■ SUPPLIED MATERIAL ■
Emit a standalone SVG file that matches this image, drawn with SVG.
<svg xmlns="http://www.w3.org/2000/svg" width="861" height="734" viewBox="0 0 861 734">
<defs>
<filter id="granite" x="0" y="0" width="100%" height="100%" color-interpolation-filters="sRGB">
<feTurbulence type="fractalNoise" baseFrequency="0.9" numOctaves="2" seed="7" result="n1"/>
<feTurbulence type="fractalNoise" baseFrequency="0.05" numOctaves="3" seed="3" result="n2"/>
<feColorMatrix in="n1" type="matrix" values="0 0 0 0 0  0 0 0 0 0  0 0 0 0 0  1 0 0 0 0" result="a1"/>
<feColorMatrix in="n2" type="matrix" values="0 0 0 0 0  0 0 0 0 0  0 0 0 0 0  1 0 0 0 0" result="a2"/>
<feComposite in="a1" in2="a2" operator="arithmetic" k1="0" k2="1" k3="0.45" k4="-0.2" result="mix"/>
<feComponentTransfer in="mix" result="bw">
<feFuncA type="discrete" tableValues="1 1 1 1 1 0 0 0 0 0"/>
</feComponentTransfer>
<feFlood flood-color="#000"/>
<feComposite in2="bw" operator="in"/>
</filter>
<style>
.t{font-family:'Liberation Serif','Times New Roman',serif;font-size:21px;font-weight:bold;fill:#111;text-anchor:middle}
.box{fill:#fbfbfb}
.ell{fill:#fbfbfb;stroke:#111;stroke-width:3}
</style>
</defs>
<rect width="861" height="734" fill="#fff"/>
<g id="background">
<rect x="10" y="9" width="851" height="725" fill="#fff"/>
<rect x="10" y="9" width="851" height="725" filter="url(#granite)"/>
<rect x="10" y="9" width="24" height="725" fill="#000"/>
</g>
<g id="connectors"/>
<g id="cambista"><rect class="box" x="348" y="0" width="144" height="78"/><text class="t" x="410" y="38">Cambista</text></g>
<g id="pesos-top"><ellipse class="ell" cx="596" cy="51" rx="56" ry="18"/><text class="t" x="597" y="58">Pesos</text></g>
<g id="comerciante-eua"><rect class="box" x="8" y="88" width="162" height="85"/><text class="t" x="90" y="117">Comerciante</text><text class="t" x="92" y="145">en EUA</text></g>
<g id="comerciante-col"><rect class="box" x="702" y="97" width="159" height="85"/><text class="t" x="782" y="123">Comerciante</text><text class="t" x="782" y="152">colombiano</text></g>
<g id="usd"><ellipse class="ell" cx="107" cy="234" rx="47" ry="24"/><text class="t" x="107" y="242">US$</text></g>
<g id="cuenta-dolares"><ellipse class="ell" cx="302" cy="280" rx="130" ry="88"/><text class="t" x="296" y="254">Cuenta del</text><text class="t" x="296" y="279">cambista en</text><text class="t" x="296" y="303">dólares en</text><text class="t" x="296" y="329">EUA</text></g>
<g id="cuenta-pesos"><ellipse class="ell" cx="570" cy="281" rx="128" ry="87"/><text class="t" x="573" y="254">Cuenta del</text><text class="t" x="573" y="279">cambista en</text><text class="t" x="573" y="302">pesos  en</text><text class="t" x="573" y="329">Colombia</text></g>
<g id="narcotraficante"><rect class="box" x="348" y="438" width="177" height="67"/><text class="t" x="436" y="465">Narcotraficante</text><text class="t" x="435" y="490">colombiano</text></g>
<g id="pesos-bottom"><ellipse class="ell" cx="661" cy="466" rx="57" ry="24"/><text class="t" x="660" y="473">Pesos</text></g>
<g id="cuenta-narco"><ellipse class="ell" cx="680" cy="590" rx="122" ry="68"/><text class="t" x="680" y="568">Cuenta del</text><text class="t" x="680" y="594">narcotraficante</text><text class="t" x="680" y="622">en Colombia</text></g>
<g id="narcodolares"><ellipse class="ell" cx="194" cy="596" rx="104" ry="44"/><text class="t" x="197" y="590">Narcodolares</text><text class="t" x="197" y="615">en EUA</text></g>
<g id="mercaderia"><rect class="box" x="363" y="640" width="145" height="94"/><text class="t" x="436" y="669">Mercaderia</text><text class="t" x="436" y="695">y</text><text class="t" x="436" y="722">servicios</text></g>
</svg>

...

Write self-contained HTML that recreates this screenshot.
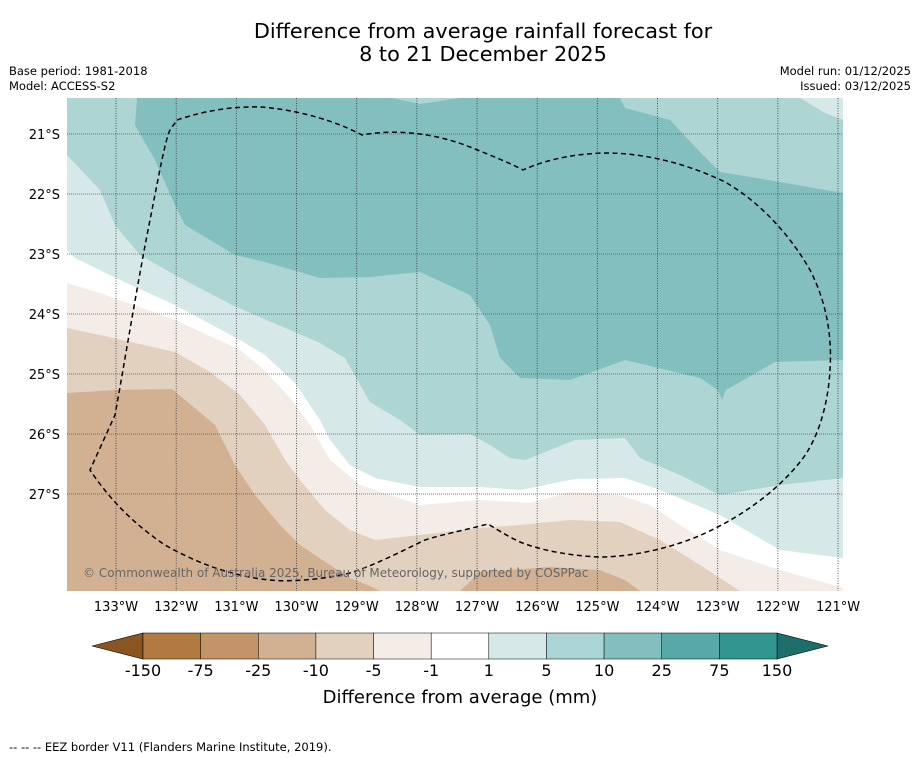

■ AIM OF THE TASK ■
Show every line from the entries above in which the word "that" appears.

■ EXPECTED ANSWER ■
Emit a standalone SVG file that matches this image, drawn with SVG.
Write self-contained HTML that recreates this screenshot.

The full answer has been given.